Another example is the memory and RAM needed in a computer. I suppose this is on my mind because of the computer parts all over my desk here at home. I knew my computer was on its last legs, but I wanted to get the data off and transferred to the new computer before it was too late. I got all the right cables, the PC Mover software, made all the right connections but when I tried to load the software, I got a blue screen. It was all over. There was simply no more room on the old computer for anything. Even though the PC Mover software would help the situation, would open up space, the computer was too full already.

How many times have I told my kids to leave room at the top of a cup of coffee if they want to add cream and sugar. Instead, there’s a mess all over the counter from spilled liquid while they try to stir it or carry the brimming cup to the sink.

We do the same thing in our brains. Well, at least, I know I do. I max out my head and my calendar. I keep adding and adding and then I wonder why I start to forget things and become more and more stressed out.

Leaving room for what comes next must be intentional.

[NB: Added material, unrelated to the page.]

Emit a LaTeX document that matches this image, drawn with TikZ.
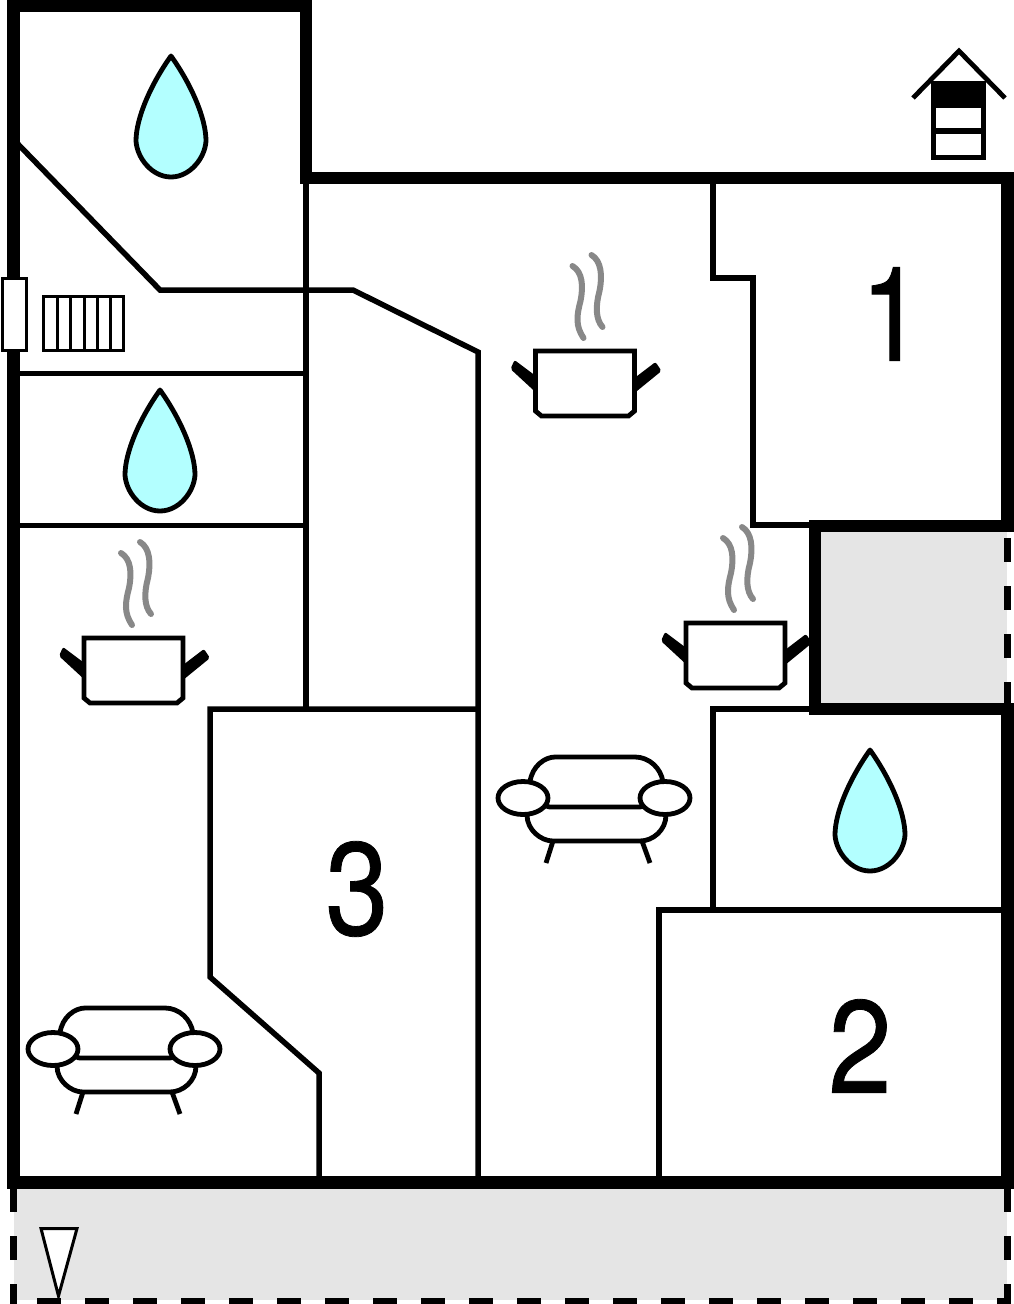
\documentclass[tikz,border=0pt]{standalone}
\usepackage{fontspec}
\setmainfont{TeX Gyre Heros}
\newfontfamily\digitfont[FakeStretch=0.86,FakeBold=0.6]{TeX Gyre Heros}
\definecolor{yardgrey}{HTML}{E5E5E5}
\definecolor{steamgrey}{HTML}{888888}
\definecolor{dropblue}{HTML}{B3FFFF}
\tikzset{
  x=1pt,y=-1pt,
  thickwall/.style={line width=12.5pt,line cap=butt,line join=miter},
  wallten/.style={line width=11.5pt,line cap=butt,line join=miter},
  thinwall/.style={line width=5.5pt,line cap=butt,line join=miter},
  dashwall/.style={line width=7pt,dash pattern=on 24pt off 24pt},
  iconline/.style={line width=4.8pt,line join=round},
  fineline/.style={line width=3pt},
  steamline/.style={line width=6pt,color=steamgrey,line cap=round},
  digit/.style={font=\digitfont\fontsize{132}{132}\selectfont,inner sep=0pt,anchor=center},
  drop/.pic={
    \draw[iconline,fill=dropblue] (35,0) .. controls (15,28) and (0,62) .. (0,85)
      .. controls (1,102) and (16,121) .. (35,121)
      .. controls (54,121) and (69,102) .. (70,85)
      .. controls (70,62) and (55,28) .. (35,0) -- cycle;
  },
  pot/.pic={
    \fill[black,rounded corners=2pt] (-25,18) -- (-21,9) -- (3,27) -- (1,42) -- cycle;
    \fill[black,rounded corners=2pt] (99,27) -- (120,11) -- (126,20) -- (99,42) -- cycle;
    \draw[iconline,fill=white,line join=miter] (0,0) -- (99,0) -- (99,60) -- (93,65) -- (6,65) -- (0,60) -- cycle;
    \draw[steamline] (37,-85) .. controls (47,-79) and (48,-65) .. (45,-50) .. controls (41,-35) and (40,-25) .. (48,-13);
    \draw[steamline] (56,-96) .. controls (66,-90) and (67,-75) .. (64,-60) .. controls (60,-45) and (60,-32) .. (67,-24);
  },
  sofa/.pic={
    \draw[iconline] (7,-16) .. controls (9,-32) and (22,-41) .. (32,-41) -- (112,-41) .. controls (126,-41) and (138,-30) .. (140,-16);
    \draw[iconline] (22,7) .. controls (25,9) .. (30,9) -- (114,9) .. controls (118,9) .. (122,7);
    \draw[iconline] (4,17) .. controls (4,32) and (18,43) .. (30,43) -- (117,43) .. controls (130,43) and (143,32) .. (143,17);
    \draw[iconline] (30,43) -- (23,65);
    \draw[iconline] (119,43) -- (127,65);
    \draw[iconline,fill=white] (0,0) ellipse [x radius=25,y radius=16.5];
    \draw[iconline,fill=white] (142,0) ellipse [x radius=25,y radius=16.5];
  }
}
\begin{document}
\begin{tikzpicture}
\useasboundingbox (0,0) rectangle (1013,1304);
\fill[white] (0,0) rectangle (1013,1304);
% grey outdoor areas
\fill[yardgrey] (14,1188) rectangle (1007,1300);
\fill[yardgrey] (821,532) rectangle (1007,703);
% dashed outlines
\draw[dashwall] (13.5,1188) -- (13.5,1304);
\draw[dashwall] (1007,1188) -- (1007,1304);
\draw[dashwall] (37,1301) -- (1010.5,1301);
\draw[dashwall] (1007,538) -- (1007,703);
% thin walls
\draw[thinwall] (14,140) -- (160,290) -- (353,290) -- (478,352) -- (478,1182);
\draw[thinwall] (306,178) -- (306,709);
\draw[thinwall] (14,373.5) -- (306,373.5);
\draw[thinwall] (14,525.5) -- (306,525.5);
\draw[thinwall] (478,709) -- (210,709) -- (210,977) -- (319,1073) -- (319,1182);
\draw[thinwall] (713,178) -- (713,278) -- (753,278) -- (753,525) -- (816,525);
\draw[thinwall] (816,709) -- (713,709) -- (713,910);
\draw[thinwall] (1007,910) -- (659,910) -- (659,1182);
% thick walls
\draw[thickwall] (13.5,1188) -- (13.5,6) -- (306,6) -- (306,183);
\draw[wallten] (300,178) -- (1007,178);
\draw[thickwall] (1007.5,172.2) -- (1007.5,526) -- (815,526) -- (815,709) -- (1007.5,709) -- (1007.5,1182.5) -- (7,1182.5);
% window and radiator
\draw[fineline,fill=white] (2,278) rectangle (26,350);
\draw[fineline] (43,296) rectangle (123,350);
\foreach \xa in {57,70,84,97,110} \draw[fineline] (\xa,296) -- (\xa,350);
% house icon
\draw[iconline,line join=miter] (913,98) -- (959,51) -- (1005,98);
\fill[black] (931,81) rectangle (986,160);
\fill[white] (936,108) rectangle (981,128);
\fill[white] (936,133.5) rectangle (981,155);
% entrance triangle
\draw[fineline,fill=white,line join=miter] (41,1228.5) -- (77,1228.5) -- (58.5,1296) -- cycle;
% drops
\pic at (136,56) {drop};
\pic at (125,390) {drop};
\pic at (835,750) {drop};
% pots
\pic at (535.5,351) {pot};
\pic at (84,638) {pot};
\pic at (686,623) {pot};
% sofas
\pic at (523,798) {sofa};
\pic at (53,1049) {sofa};
% room numbers
\node[digit] (roomone) at (892,314) {1};
\node[digit] (roomthree) at (357,889) {3};
\node[digit] (roomtwo) at (860,1046) {2};
\end{tikzpicture}
\end{document}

If I want God to do a work, to help me solve a problem, to transform my habits, then I’d better leave some extra time, energy, and place for that to happen.

De-cluttering is a good example. Surely, everyone knows that things look and feel worse before they feel better when trying to move from chaos to order. To organize a messy closet, everything has to come out first. The stuff ends up all over the floor and bed. And if I don’t leave enough time to return those items methodically to the closet, I have just expanded my problem.

God also needs my time and attention to de-clutter me within.